Tim Nash (’08) gave an overview of his MSLS thesis work on Strategic Sustainable Investing - and a the resultant tool for evaluating how companies are using backcasting and approaching sustainability to better assess their true and long-term value.  Given the economic climate, Tim’s decided to be bold, and jump right in with a consulting practice to help green funds and investment shops educate their analysts, portfolio managers, investment advisers and clients on sustainability and what makes a “future-proof portfolio.”

Finally, I gave a quick update on my shifting role from working primarily with Michelle at Second Nature to focusing more and more on working with Archie at Aedi Group.

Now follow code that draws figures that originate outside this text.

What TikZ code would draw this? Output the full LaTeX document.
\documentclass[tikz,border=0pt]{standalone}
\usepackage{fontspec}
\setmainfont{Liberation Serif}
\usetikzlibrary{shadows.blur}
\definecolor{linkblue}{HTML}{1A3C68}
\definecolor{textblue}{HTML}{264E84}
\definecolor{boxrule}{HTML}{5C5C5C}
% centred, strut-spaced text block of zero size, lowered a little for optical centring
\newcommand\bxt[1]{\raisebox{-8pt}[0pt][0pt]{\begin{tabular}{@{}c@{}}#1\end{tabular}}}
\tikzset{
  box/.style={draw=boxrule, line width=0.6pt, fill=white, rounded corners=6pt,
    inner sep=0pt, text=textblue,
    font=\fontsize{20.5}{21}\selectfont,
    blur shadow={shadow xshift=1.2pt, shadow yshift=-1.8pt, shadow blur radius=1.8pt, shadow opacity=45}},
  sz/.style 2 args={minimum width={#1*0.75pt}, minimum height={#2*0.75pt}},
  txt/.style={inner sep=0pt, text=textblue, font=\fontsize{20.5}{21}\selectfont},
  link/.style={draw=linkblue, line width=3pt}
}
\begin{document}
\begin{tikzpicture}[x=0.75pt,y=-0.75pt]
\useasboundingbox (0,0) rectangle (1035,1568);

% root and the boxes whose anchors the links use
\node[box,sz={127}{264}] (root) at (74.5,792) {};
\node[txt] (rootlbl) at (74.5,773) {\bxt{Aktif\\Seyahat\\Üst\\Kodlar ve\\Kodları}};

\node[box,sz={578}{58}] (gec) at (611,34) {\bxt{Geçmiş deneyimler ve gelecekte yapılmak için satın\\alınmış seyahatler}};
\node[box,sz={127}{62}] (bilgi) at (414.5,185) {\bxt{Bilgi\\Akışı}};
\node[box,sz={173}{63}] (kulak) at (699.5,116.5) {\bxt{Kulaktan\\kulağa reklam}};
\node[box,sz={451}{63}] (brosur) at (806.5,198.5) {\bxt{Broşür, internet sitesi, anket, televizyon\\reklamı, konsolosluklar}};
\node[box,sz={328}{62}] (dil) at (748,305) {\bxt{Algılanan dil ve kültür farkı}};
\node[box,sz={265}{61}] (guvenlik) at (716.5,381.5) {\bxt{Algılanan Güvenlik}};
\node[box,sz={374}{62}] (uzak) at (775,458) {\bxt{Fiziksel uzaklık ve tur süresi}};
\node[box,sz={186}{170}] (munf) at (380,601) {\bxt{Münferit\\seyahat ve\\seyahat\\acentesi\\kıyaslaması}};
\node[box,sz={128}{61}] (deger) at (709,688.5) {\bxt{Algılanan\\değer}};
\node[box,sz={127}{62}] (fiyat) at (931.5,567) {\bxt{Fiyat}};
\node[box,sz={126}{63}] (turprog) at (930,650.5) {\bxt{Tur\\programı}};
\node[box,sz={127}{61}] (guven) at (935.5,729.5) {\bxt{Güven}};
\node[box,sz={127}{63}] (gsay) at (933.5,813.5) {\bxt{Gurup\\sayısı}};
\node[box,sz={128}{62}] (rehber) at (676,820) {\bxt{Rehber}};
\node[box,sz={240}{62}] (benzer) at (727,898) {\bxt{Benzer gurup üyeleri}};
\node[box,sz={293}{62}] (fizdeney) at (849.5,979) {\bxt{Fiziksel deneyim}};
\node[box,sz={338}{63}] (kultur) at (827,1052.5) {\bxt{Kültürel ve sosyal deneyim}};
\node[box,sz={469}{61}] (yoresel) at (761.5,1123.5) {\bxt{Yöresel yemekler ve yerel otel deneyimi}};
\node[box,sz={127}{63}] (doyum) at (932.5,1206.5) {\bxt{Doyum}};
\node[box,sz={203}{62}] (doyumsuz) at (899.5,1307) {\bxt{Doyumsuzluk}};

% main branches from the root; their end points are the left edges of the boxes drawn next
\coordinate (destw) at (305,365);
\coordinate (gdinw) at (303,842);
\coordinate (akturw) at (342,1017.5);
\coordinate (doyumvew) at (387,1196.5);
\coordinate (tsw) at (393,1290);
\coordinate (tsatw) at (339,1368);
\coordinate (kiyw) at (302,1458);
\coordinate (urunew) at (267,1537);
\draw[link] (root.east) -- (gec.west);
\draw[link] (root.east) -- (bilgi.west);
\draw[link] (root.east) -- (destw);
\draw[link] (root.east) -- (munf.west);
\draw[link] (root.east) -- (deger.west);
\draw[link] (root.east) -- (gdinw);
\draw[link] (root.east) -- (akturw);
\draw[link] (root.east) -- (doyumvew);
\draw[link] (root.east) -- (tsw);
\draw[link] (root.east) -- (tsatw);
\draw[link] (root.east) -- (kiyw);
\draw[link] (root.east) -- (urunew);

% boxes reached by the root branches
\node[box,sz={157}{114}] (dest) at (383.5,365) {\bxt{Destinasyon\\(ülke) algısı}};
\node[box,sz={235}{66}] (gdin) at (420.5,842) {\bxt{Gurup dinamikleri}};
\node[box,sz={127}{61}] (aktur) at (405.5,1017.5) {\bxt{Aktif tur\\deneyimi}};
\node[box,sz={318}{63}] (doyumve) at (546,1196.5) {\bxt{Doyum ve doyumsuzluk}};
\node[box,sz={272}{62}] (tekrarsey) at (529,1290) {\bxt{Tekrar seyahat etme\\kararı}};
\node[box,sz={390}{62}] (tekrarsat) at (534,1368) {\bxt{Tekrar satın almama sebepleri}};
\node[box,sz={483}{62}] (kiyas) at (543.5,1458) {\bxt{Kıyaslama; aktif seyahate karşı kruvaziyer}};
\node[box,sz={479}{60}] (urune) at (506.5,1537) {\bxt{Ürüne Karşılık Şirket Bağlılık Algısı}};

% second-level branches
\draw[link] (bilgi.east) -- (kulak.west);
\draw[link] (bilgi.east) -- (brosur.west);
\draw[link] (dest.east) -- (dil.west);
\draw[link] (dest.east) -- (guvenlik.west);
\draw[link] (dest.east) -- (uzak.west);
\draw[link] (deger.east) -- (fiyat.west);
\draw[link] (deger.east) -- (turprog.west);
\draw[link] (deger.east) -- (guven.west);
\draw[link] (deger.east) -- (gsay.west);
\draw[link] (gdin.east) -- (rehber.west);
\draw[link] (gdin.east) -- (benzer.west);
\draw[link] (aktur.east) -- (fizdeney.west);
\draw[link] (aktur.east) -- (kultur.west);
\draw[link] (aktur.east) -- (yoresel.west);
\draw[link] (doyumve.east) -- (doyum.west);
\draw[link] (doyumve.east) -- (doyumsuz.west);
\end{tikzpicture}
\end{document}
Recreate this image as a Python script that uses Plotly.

These updates transitioned nicely into our two discussion topics:

  • 1) How have we been using the Framework for SSD, and what’s been working and what hasn’t, and
  • 2) How can we scale up our impact towards sustainability 10-times?

 Of course we’re all using the framework, either explicitly or in-the-back-of-our-minds, in our work and personal lives.  Some key points emerged from the usual talk about what in the framework resonates with people and what doesn’t, different ideas about how to present the five levels and principles, etc…

We came to a real focus on the importance of stakeholder engagement - between sustainability practitioner and client (or partner, organization, community, etc.), and taking the time to really understand the motivations and values of the people we’re working with and build trust.  Stakeholder engagement is key between the group moving towards sustainability and its stakeholders, but also between the sustainability practitioner and the group he or she is trying to help move towards sustainability.

On a related note, we underscored the importance of the organizational learning concepts that can help people open up and understand the framework, and then start using it.  Concepts like dialogue and listening are often foreign to busy people in fast-moving businesses, especially it seems, here in the Northeast of the US.  

Improving the way we can facilitate these interactions and engagements of organizations and groups around sustainability is key to the art and practice of the sustainability practitioner, and central to scaling up our impact 10 times.

Other notable ways we felt we, as the MSLS alumni network, could scale up our impact turned out to be a couple of pretty straight-forward, tangible ideas:

 1) Visual aids - we noted how year over year the ways of representing the core concepts of SSD visually have continued to improve at a healthy clip. The Powerpoint slides, the thesis summaries and tools, promotional materials, videos, and the like - they keep getting better and better, and that’s a very good thing. The development of an effective online collaboration space will be huge helping us all to access and share all of these ever-improving resources, and help us work together on (a) creating more of them and (b) creating an effective platform - a one-stop-shop - that will enable the rest of the world to swing by, check them out, scale up their own positive impact.

2) People-focused - this was something that came up quite a bit in the ‘06 class, and it was reassuring in a way to hear that other classes had reached some similar conclusions - that in really driving the message home that social and ecological are two sides of the same coin, nested systems, the same “bus,” profoundly interrelated… however you want to say it - it is important to clearly communicate that sustainability is, as Geoff put it, “not just about birds and bunnies, it’s about us.” We revisited the approach of presenting the 4th sustainability principle first and talked about Adam Werbach’s Birth of Blue speech which is a good way of helping people see this (though, personally, I think “green” is emerging as a short-hand for sustainability, including the crucial social element, but where that’s not clear, this kind of terminology could help). This point is particularly relevant in the US now, as so many more people are focused on the near-term issues around the economy and jobs, and it is critical that we as sustainability practitioners keep our message relevant and meet people where they are standing.

The conversation was fruitful and too short, and hopefully served as a warm-up to more in-person gatherings in the region in the near future.